# Create prior mixture for simulation studies

This notebook contains scripts to create mixture prior for use with simulations in DSC.

## Artificial structure

Here I'm going to make for 50 conditions patterns of covariate with 
1. canonical
2. paired sharing eg a pair of tissues
3. block sharing eg brain

Canonical patterns of sharing:

In [1]:
R=50
prior = mmbr:::create_cov_canonical(R)

Paired sharing:

In [2]:
paired = matrix(0,R,R)
paired[1:2,1:2] = 1
prior[['paired_1']] = paired

Block sharing:

In [3]:
block = matrix(0,R,R)
block[1:R/2, 1:R/2] = 1
block[(R/2+1):R, (R/2+1):R] = 1
prior[['blocked_1']] = block

In [4]:
names(prior)

Now assign some weights:

1. singleton total 35%
    - singleton_1 has 10% (to be picked up later by ED methods)
    - singleton_2 to singleton_26 has 25% (1% each )
2. shared total 25%
3. paired 20% (hopefully picked up by ED methods)
4. blocked 20% (hopefully picked up by ED methods)

In [5]:
w = c(0.1, rep(0.01,25), rep(0, 24), rep(0.25/5,5), 0.2, 0.2)

In [6]:
sum(w)

In [7]:
prior = prior[which(w>0)]

In [8]:
names(prior)

In [9]:
artificial_mixture_50 = list(U=prior,w=w)

## Mixture from GTEx

Using [this workflow](https://github.com/stephenslab/gtexresults/blob/master/workflows/gtex6_mash_analysis.ipynb),

In [10]:
prior = readRDS('../data/FastQTLSumStats.mash.FL_PC3.rds')

In [11]:
names(prior)[1:30]

In [12]:
names(prior)[31:79]

In [13]:
names(prior)[80:length(names(prior))]

Here I will remove the singleton components because in MASH paper we don't see weights on those components anyways after we include others.

In [14]:
prior = prior[-c(31:79)]

In [15]:
names(prior)

In [16]:
length(prior)

I'll assign them equal weights so each component has about 3%. 

In [17]:
w = rep(1/length(prior), length(prior))
gtex_mixture = list(U=prior,w=w)

In [18]:
sum(w)

In [19]:
saveRDS(list(gtex_mixture=gtex_mixture, artificial_mixture_50=artificial_mixture_50), '../data/prior_simulation.rds')

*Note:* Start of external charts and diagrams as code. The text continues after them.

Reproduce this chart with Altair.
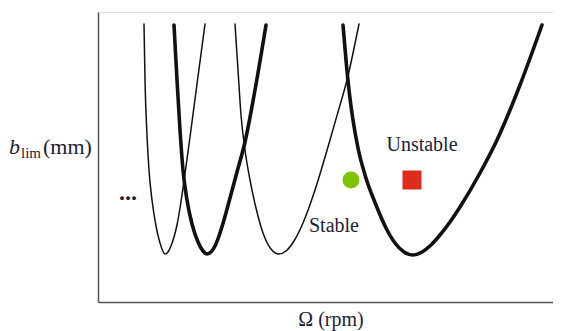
import altair as alt
import pandas as pd

# Stability lobes (schematic units: Omega along x, b_lim along y)
lobe1_omega = [46, 47, 49, 51, 54, 58, 62, 67, 70, 73, 76, 79, 82, 86, 92, 99, 107]
lobe1_b = [278, 222, 167, 132, 102, 76, 59, 48, 50, 56, 65, 77, 94, 121, 165, 218, 278]

lobe2_omega = [76, 79, 82, 85, 89, 94, 100, 105, 109, 113, 117, 121, 126, 132, 139, 147, 157, 168]
lobe2_b = [277, 222, 172, 132, 102, 78, 60, 51, 48, 50, 56, 66, 82, 104, 130, 160, 212, 277]

lobe3_omega = [137, 140, 143, 147, 152, 158, 165, 173, 181, 188, 196, 205, 217, 232, 240, 249, 261]
lobe3_b = [278, 232, 187, 152, 122, 94, 69, 53, 48, 51, 61, 79, 112, 162, 190, 222, 278]

lobe4_omega = [245, 248, 251, 255, 260, 267, 278, 288, 297, 306, 315, 324, 333, 342, 352, 362, 382, 399, 422, 444]
lobe4_b = [277, 242, 212, 182, 154, 127, 97, 74, 59, 50, 47, 50, 57, 67, 80, 95, 129, 162, 217, 277]

# Example cutting points
stable_point = (253, 122)
unstable_point = (314, 122)

labels_text = ["Unstable", "Stable"]
labels_omega = [324, 236]
labels_b = [151, 70]

dots_text = ["..."]
dots_omega = [30]
dots_b = [102]


def lobe_df(name, om, b):
    return pd.DataFrame({"lobe": name, "omega": om, "b": b, "i": list(range(len(om)))})


thin = pd.concat([lobe_df("L1", lobe1_omega, lobe1_b), lobe_df("L3", lobe3_omega, lobe3_b)])
thick = pd.concat([lobe_df("L2", lobe2_omega, lobe2_b), lobe_df("L4", lobe4_omega, lobe4_b)])

xs = alt.Scale(domain=[0, 455], nice=False, zero=False)
ys = alt.Scale(domain=[0, 290], nice=False, zero=False)
ax = alt.Axis(domain=True, ticks=False, labels=False, grid=False, title=None,
              domainColor="#555555", domainWidth=1.5)

base_x = alt.X("omega:Q", scale=xs, axis=ax)
base_y = alt.Y("b:Q", scale=ys, axis=ax)

thin_layer = alt.Chart(thin).mark_line(
    color="#111111", strokeWidth=1.5, interpolate="monotone", strokeCap="round"
).encode(x=base_x, y=base_y, detail="lobe:N", order="i:Q")

thick_layer = alt.Chart(thick).mark_line(
    color="#111111", strokeWidth=3.6, interpolate="monotone", strokeCap="round"
).encode(x=base_x, y=base_y, detail="lobe:N", order="i:Q")

circle = alt.Chart(pd.DataFrame({"omega": [stable_point[0]], "b": [stable_point[1]]})).mark_point(
    shape="circle", filled=True, color="#7DC400", size=290, opacity=1
).encode(x=base_x, y=base_y)

square = alt.Chart(pd.DataFrame({"omega": [unstable_point[0]], "b": [unstable_point[1]]})).mark_point(
    shape="square", filled=True, color="#DC2C1E", size=361, opacity=1
).encode(x=base_x, y=base_y)

text_layer = alt.Chart(pd.DataFrame({"t": labels_text, "omega": labels_omega, "b": labels_b})).mark_text(
    font="Liberation Serif", fontSize=20, color="#1b2236", align="center", baseline="alphabetic"
).encode(x=base_x, y=base_y, text="t:N")

dots_layer = alt.Chart(pd.DataFrame({"t": dots_text, "omega": dots_omega, "b": dots_b})).mark_text(
    font="Liberation Serif", fontSize=24, fontWeight="bold", color="#1b2236",
    align="center", baseline="alphabetic"
).encode(x=base_x, y=base_y, text="t:N")

# axis titles
b_main = alt.Chart(pd.DataFrame({"t": ["b"]})).mark_text(
    font="Liberation Serif", fontSize=22, fontStyle="italic", color="#1b2236",
    align="left", baseline="alphabetic"
).encode(x=alt.value(-89), y=alt.value(142), text="t:N")

b_sub = alt.Chart(pd.DataFrame({"t": ["lim"]})).mark_text(
    font="Liberation Serif", fontSize=15, color="#1b2236",
    align="left", baseline="alphabetic"
).encode(x=alt.value(-77), y=alt.value(146), text="t:N")

b_unit = alt.Chart(pd.DataFrame({"t": ["(mm)"]})).mark_text(
    font="Liberation Serif", fontSize=22, color="#1b2236",
    align="left", baseline="alphabetic"
).encode(x=alt.value(-55), y=alt.value(142), text="t:N")

x_title = alt.Chart(pd.DataFrame({"t": ["Ω (rpm)"]})).mark_text(
    font="Liberation Serif", fontSize=20, color="#1b2236",
    align="center", baseline="alphabetic"
).encode(x=alt.value(233), y=alt.value(314), text="t:N")

chart = alt.layer(
    thin_layer, thick_layer, circle, square, text_layer, dots_layer,
    b_main, b_sub, b_unit, x_title
).properties(
    width=455, height=290,
    autosize=alt.AutoSizeParams(type="none"),
    padding={"left": 90, "top": 4, "right": 0, "bottom": 29},
).configure_view(stroke=None).configure(background="white")

chart.save("out.html", embed_options={"renderer": "svg", "actions": False})
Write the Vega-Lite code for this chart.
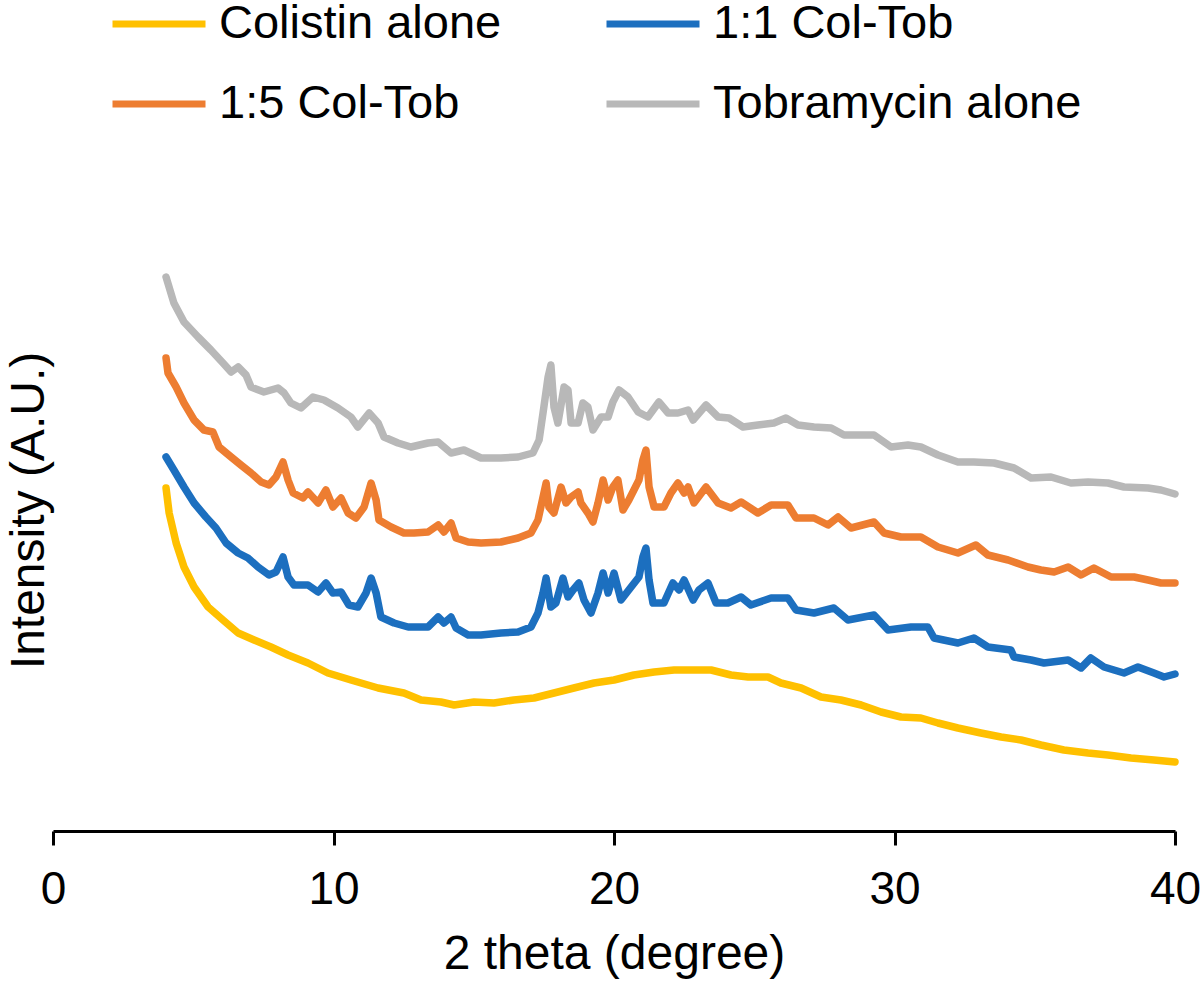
{
  "$schema": "https://vega.github.io/schema/vega-lite/v6.json",
  "width": 1122,
  "height": 680,
  "autosize": {"type": "none"},
  "padding": {"left": 53, "top": 151, "right": 25, "bottom": 150},
  "background": "white",
  "config": {"view": {"stroke": null}, "font": "Liberation Sans"},
  "datasets": {
    "tob": [{"x":4.03,"y":552},{"x":4.31,"y":526},{"x":4.67,"y":507},{"x":5.17,"y":492},{"x":5.63,"y":479},{"x":6.06,"y":466},{"x":6.35,"y":457},{"x":6.6,"y":462},{"x":6.88,"y":454},{"x":7.06,"y":442},{"x":7.52,"y":437},{"x":8.02,"y":441},{"x":8.24,"y":436},{"x":8.48,"y":426},{"x":8.84,"y":421},{"x":9.27,"y":432},{"x":9.66,"y":429},{"x":10.16,"y":421},{"x":10.62,"y":412},{"x":10.87,"y":402},{"x":11.27,"y":416},{"x":11.59,"y":406},{"x":11.8,"y":392},{"x":12.3,"y":386},{"x":12.76,"y":382},{"x":13.37,"y":386},{"x":13.73,"y":387},{"x":14.19,"y":376},{"x":14.65,"y":379},{"x":15.26,"y":371},{"x":15.97,"y":371},{"x":16.58,"y":372},{"x":17.11,"y":376},{"x":17.33,"y":389},{"x":17.5,"y":422},{"x":17.65,"y":452},{"x":17.75,"y":464},{"x":17.86,"y":422},{"x":18.0,"y":406},{"x":18.22,"y":442},{"x":18.36,"y":439},{"x":18.47,"y":406},{"x":18.72,"y":406},{"x":18.89,"y":426},{"x":19.07,"y":422},{"x":19.25,"y":399},{"x":19.54,"y":412},{"x":19.79,"y":412},{"x":19.96,"y":427},{"x":20.18,"y":439},{"x":20.5,"y":432},{"x":20.86,"y":417},{"x":21.21,"y":412},{"x":21.6,"y":427},{"x":21.93,"y":416},{"x":22.28,"y":416},{"x":22.64,"y":419},{"x":22.82,"y":409},{"x":23.28,"y":424},{"x":23.71,"y":412},{"x":24.1,"y":411},{"x":24.6,"y":402},{"x":25.13,"y":404},{"x":25.7,"y":406},{"x":26.13,"y":411},{"x":26.56,"y":404},{"x":27.13,"y":402},{"x":27.74,"y":401},{"x":28.2,"y":394},{"x":28.81,"y":394},{"x":29.27,"y":394},{"x":29.88,"y":382},{"x":30.48,"y":384},{"x":30.94,"y":382},{"x":31.55,"y":374},{"x":32.26,"y":367},{"x":32.83,"y":367},{"x":33.55,"y":366},{"x":34.26,"y":361},{"x":34.87,"y":351},{"x":35.58,"y":352},{"x":36.29,"y":346},{"x":36.9,"y":347},{"x":37.61,"y":346},{"x":38.18,"y":342},{"x":39.04,"y":341},{"x":39.5,"y":339},{"x":40.0,"y":335}],
    "r15": [{"x":4.03,"y":471},{"x":4.1,"y":456},{"x":4.39,"y":442},{"x":4.67,"y":426},{"x":5.03,"y":409},{"x":5.38,"y":399},{"x":5.7,"y":397},{"x":5.92,"y":382},{"x":6.35,"y":372},{"x":6.7,"y":364},{"x":7.06,"y":356},{"x":7.42,"y":347},{"x":7.7,"y":344},{"x":7.95,"y":352},{"x":8.2,"y":367},{"x":8.38,"y":349},{"x":8.56,"y":336},{"x":8.91,"y":331},{"x":9.09,"y":337},{"x":9.45,"y":326},{"x":9.73,"y":339},{"x":9.98,"y":322},{"x":10.27,"y":331},{"x":10.52,"y":316},{"x":10.8,"y":311},{"x":11.09,"y":322},{"x":11.34,"y":346},{"x":11.52,"y":329},{"x":11.62,"y":309},{"x":12.05,"y":302},{"x":12.51,"y":296},{"x":12.87,"y":296},{"x":13.37,"y":297},{"x":13.73,"y":304},{"x":13.94,"y":297},{"x":14.19,"y":306},{"x":14.37,"y":291},{"x":14.8,"y":287},{"x":15.26,"y":286},{"x":15.97,"y":287},{"x":16.58,"y":291},{"x":17.04,"y":296},{"x":17.29,"y":309},{"x":17.47,"y":332},{"x":17.58,"y":346},{"x":17.68,"y":322},{"x":17.86,"y":316},{"x":18.11,"y":342},{"x":18.29,"y":326},{"x":18.47,"y":332},{"x":18.72,"y":337},{"x":18.82,"y":326},{"x":19.07,"y":316},{"x":19.25,"y":307},{"x":19.43,"y":326},{"x":19.61,"y":349},{"x":19.79,"y":329},{"x":19.96,"y":342},{"x":20.14,"y":349},{"x":20.32,"y":319},{"x":20.53,"y":329},{"x":20.71,"y":339},{"x":20.89,"y":349},{"x":21.03,"y":369},{"x":21.14,"y":379},{"x":21.25,"y":342},{"x":21.43,"y":322},{"x":21.78,"y":322},{"x":22.03,"y":336},{"x":22.28,"y":346},{"x":22.5,"y":336},{"x":22.64,"y":342},{"x":22.85,"y":326},{"x":23.28,"y":342},{"x":23.71,"y":326},{"x":24.17,"y":321},{"x":24.53,"y":327},{"x":25.13,"y":316},{"x":25.6,"y":324},{"x":26.2,"y":324},{"x":26.49,"y":311},{"x":27.13,"y":311},{"x":27.63,"y":304},{"x":27.99,"y":312},{"x":28.45,"y":301},{"x":29.27,"y":307},{"x":29.63,"y":296},{"x":30.23,"y":292},{"x":30.94,"y":292},{"x":31.55,"y":282},{"x":32.26,"y":276},{"x":32.9,"y":284},{"x":33.33,"y":274},{"x":34.05,"y":269},{"x":34.76,"y":262},{"x":35.22,"y":259},{"x":35.69,"y":257},{"x":36.19,"y":262},{"x":36.65,"y":254},{"x":37.11,"y":261},{"x":37.72,"y":252},{"x":38.54,"y":252},{"x":39.04,"y":249},{"x":39.5,"y":246},{"x":40.0,"y":246}],
    "r11": [{"x":4.03,"y":372},{"x":4.31,"y":359},{"x":4.67,"y":342},{"x":5.03,"y":326},{"x":5.45,"y":312},{"x":5.81,"y":301},{"x":6.17,"y":286},{"x":6.6,"y":276},{"x":6.95,"y":271},{"x":7.31,"y":262},{"x":7.7,"y":254},{"x":7.95,"y":257},{"x":8.2,"y":272},{"x":8.38,"y":252},{"x":8.59,"y":244},{"x":9.09,"y":244},{"x":9.45,"y":237},{"x":9.73,"y":246},{"x":9.98,"y":236},{"x":10.27,"y":237},{"x":10.55,"y":224},{"x":10.87,"y":222},{"x":11.16,"y":236},{"x":11.34,"y":251},{"x":11.52,"y":236},{"x":11.69,"y":212},{"x":12.16,"y":206},{"x":12.66,"y":202},{"x":12.87,"y":202},{"x":13.37,"y":202},{"x":13.73,"y":212},{"x":13.94,"y":206},{"x":14.19,"y":212},{"x":14.37,"y":201},{"x":14.8,"y":194},{"x":15.26,"y":194},{"x":15.97,"y":196},{"x":16.58,"y":197},{"x":17.04,"y":202},{"x":17.29,"y":216},{"x":17.47,"y":236},{"x":17.58,"y":251},{"x":17.75,"y":222},{"x":17.93,"y":226},{"x":18.18,"y":251},{"x":18.36,"y":232},{"x":18.54,"y":239},{"x":18.75,"y":246},{"x":18.93,"y":229},{"x":19.18,"y":216},{"x":19.43,"y":236},{"x":19.61,"y":256},{"x":19.79,"y":236},{"x":20.0,"y":256},{"x":20.25,"y":229},{"x":20.61,"y":242},{"x":20.89,"y":252},{"x":21.03,"y":272},{"x":21.14,"y":281},{"x":21.25,"y":249},{"x":21.39,"y":226},{"x":21.78,"y":226},{"x":22.1,"y":246},{"x":22.32,"y":239},{"x":22.5,"y":249},{"x":22.82,"y":229},{"x":23.03,"y":239},{"x":23.35,"y":246},{"x":23.64,"y":226},{"x":24.06,"y":226},{"x":24.53,"y":232},{"x":24.88,"y":224},{"x":25.6,"y":231},{"x":26.2,"y":231},{"x":26.49,"y":219},{"x":27.13,"y":216},{"x":27.84,"y":221},{"x":28.34,"y":209},{"x":29.27,"y":214},{"x":29.77,"y":199},{"x":30.59,"y":202},{"x":31.19,"y":202},{"x":31.41,"y":191},{"x":32.26,"y":186},{"x":32.83,"y":191},{"x":33.33,"y":182},{"x":34.15,"y":179},{"x":34.26,"y":172},{"x":34.87,"y":169},{"x":35.33,"y":166},{"x":36.19,"y":169},{"x":36.65,"y":161},{"x":37.0,"y":171},{"x":37.47,"y":162},{"x":38.18,"y":156},{"x":38.68,"y":162},{"x":39.25,"y":156},{"x":39.61,"y":152},{"x":40.0,"y":155}],
    "col": [{"x":4.03,"y":341},{"x":4.14,"y":316},{"x":4.39,"y":286},{"x":4.67,"y":262},{"x":5.03,"y":242},{"x":5.53,"y":222},{"x":6.06,"y":209},{"x":6.6,"y":196},{"x":7.17,"y":189},{"x":7.77,"y":182},{"x":8.38,"y":174},{"x":9.09,"y":166},{"x":9.8,"y":156},{"x":10.62,"y":149},{"x":11.59,"y":141},{"x":12.51,"y":136},{"x":13.12,"y":129},{"x":13.83,"y":127},{"x":14.3,"y":124},{"x":15.01,"y":127},{"x":15.72,"y":126},{"x":16.43,"y":129},{"x":17.15,"y":131},{"x":17.86,"y":136},{"x":18.57,"y":141},{"x":19.29,"y":146},{"x":20.0,"y":149},{"x":20.71,"y":154},{"x":21.43,"y":157},{"x":22.14,"y":159},{"x":22.85,"y":159},{"x":23.46,"y":159},{"x":24.17,"y":154},{"x":24.78,"y":152},{"x":25.49,"y":152},{"x":25.95,"y":146},{"x":26.67,"y":141},{"x":27.38,"y":132},{"x":28.09,"y":129},{"x":28.81,"y":124},{"x":29.52,"y":117},{"x":30.23,"y":112},{"x":30.94,"y":111},{"x":31.55,"y":106},{"x":32.26,"y":101},{"x":33.08,"y":96},{"x":33.8,"y":92},{"x":34.51,"y":89},{"x":35.22,"y":84},{"x":36.04,"y":79},{"x":36.9,"y":76},{"x":37.61,"y":74},{"x":38.43,"y":71},{"x":39.25,"y":69},{"x":40.0,"y":67}]
  },
  "encoding": {
    "x": {
      "field": "x", "type": "quantitative",
      "scale": {"domain": [0, 40], "nice": false, "zero": false},
      "axis": {
        "values": [0, 10, 20, 30, 40], "grid": false,
        "domainColor": "#000000", "domainWidth": 3,
        "tickColor": "#000000", "tickWidth": 3, "tickSize": 14,
        "labelFont": "Liberation Sans", "labelFontSize": 46, "labelColor": "#000000",
        "labelBaseline": "alphabetic", "labelPadding": 58, "labelFlush": false,
        "title": "2 theta (degree)", "titleFont": "Liberation Sans", "titleFontSize": 48,
        "titleFontWeight": "normal", "titleColor": "#000000",
        "titleBaseline": "alphabetic", "titleX": 561, "titleY": 137, "titleAlign": "center"
      }
    },
    "y": {
      "field": "y", "type": "quantitative",
      "scale": {"domain": [-2, 678], "nice": false, "zero": false},
      "axis": {
        "domain": false, "ticks": false, "labels": false, "grid": false,
        "title": "Intensity (A.U.)", "titleFont": "Liberation Sans", "titleFontSize": 48,
        "titleFontWeight": "normal", "titleColor": "#000000",
        "titleAngle": -90, "titleBaseline": "alphabetic", "titleAlign": "center",
        "titleX": -10, "titleY": 359
      }
    },
    "color": {
      "type": "nominal",
      "scale": {
        "domain": ["Colistin alone", "1:1 Col-Tob", "1:5 Col-Tob", "Tobramycin alone"],
        "range": ["#FFC000", "#1C6FBF", "#ED7D31", "#B8B8B8"]
      },
      "legend": {
        "title": null, "orient": "none", "legendX": 56, "legendY": -177,
        "columns": 2, "direction": "horizontal", "padding": 0,
        "symbolType": "stroke", "symbolSize": 8649, "symbolStrokeWidth": 7,
        "labelFont": "Liberation Sans", "labelFontSize": 47, "labelColor": "#000000",
        "labelOffset": 10, "columnPadding": 90, "rowPadding": 7,
        "labelLimit": 600
      }
    }
  },
  "layer": [
    {"data": {"name": "col"}, "mark": {"type": "line", "strokeWidth": 7.5, "strokeCap": "round", "strokeJoin": "round"}, "encoding": {"color": {"datum": "Colistin alone"}}},
    {"data": {"name": "r11"}, "mark": {"type": "line", "strokeWidth": 7.5, "strokeCap": "round", "strokeJoin": "round"}, "encoding": {"color": {"datum": "1:1 Col-Tob"}}},
    {"data": {"name": "r15"}, "mark": {"type": "line", "strokeWidth": 7.5, "strokeCap": "round", "strokeJoin": "round"}, "encoding": {"color": {"datum": "1:5 Col-Tob"}}},
    {"data": {"name": "tob"}, "mark": {"type": "line", "strokeWidth": 7.5, "strokeCap": "round", "strokeJoin": "round"}, "encoding": {"color": {"datum": "Tobramycin alone"}}}
  ]
}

## Using weights learned from simulated data

Workflow see [this notebook](https://gaow.github.io/mvarbvs/analysis/20200502_Prepare_ED_prior.html). 

In [17]:
dat = readRDS('../data/prior_simulation.rds')

In [18]:
names(dat$gtex_mixture)

Load ED mixture,

In [30]:
gtex_ed_mixture = readRDS('~/tmp/07-May-2020/gtex_mixture_identity.FLASH_PC3.ED.rds')

In [31]:
names(gtex_ed_mixture)

In [32]:
artificial_ed_mixture_50 = readRDS('~/tmp/07-May-2020/artificial_mixture_identity.FLASH_PC3.ED.rds')

In [33]:
names(artificial_ed_mixture_50)

Filter the components by weight cutoff `0.00001`,

In [34]:
tol = 0.00001
artificial_ed_mixture_50$U = artificial_ed_mixture_50$U[which(artificial_ed_mixture_50$w > tol)]
artificial_ed_mixture_50$w = artificial_ed_mixture_50$w[which(artificial_ed_mixture_50$w > tol)]
gtex_ed_mixture$U = gtex_ed_mixture$U[which(gtex_ed_mixture$w > tol)]
gtex_ed_mixture$w = gtex_ed_mixture$w[which(gtex_ed_mixture$w > tol)]

In [35]:
names(artificial_ed_mixture_50$U)

In [36]:
artificial_ed_mixture_50$w

In [37]:
names(gtex_ed_mixture$U)

In [38]:
gtex_ed_mixture$w

In [39]:
dat$artificial_mixture_50$ED = artificial_ed_mixture_50
dat$gtex_mixture$ED = gtex_ed_mixture

In [40]:
saveRDS(dat, '../data/prior_simulation.rds')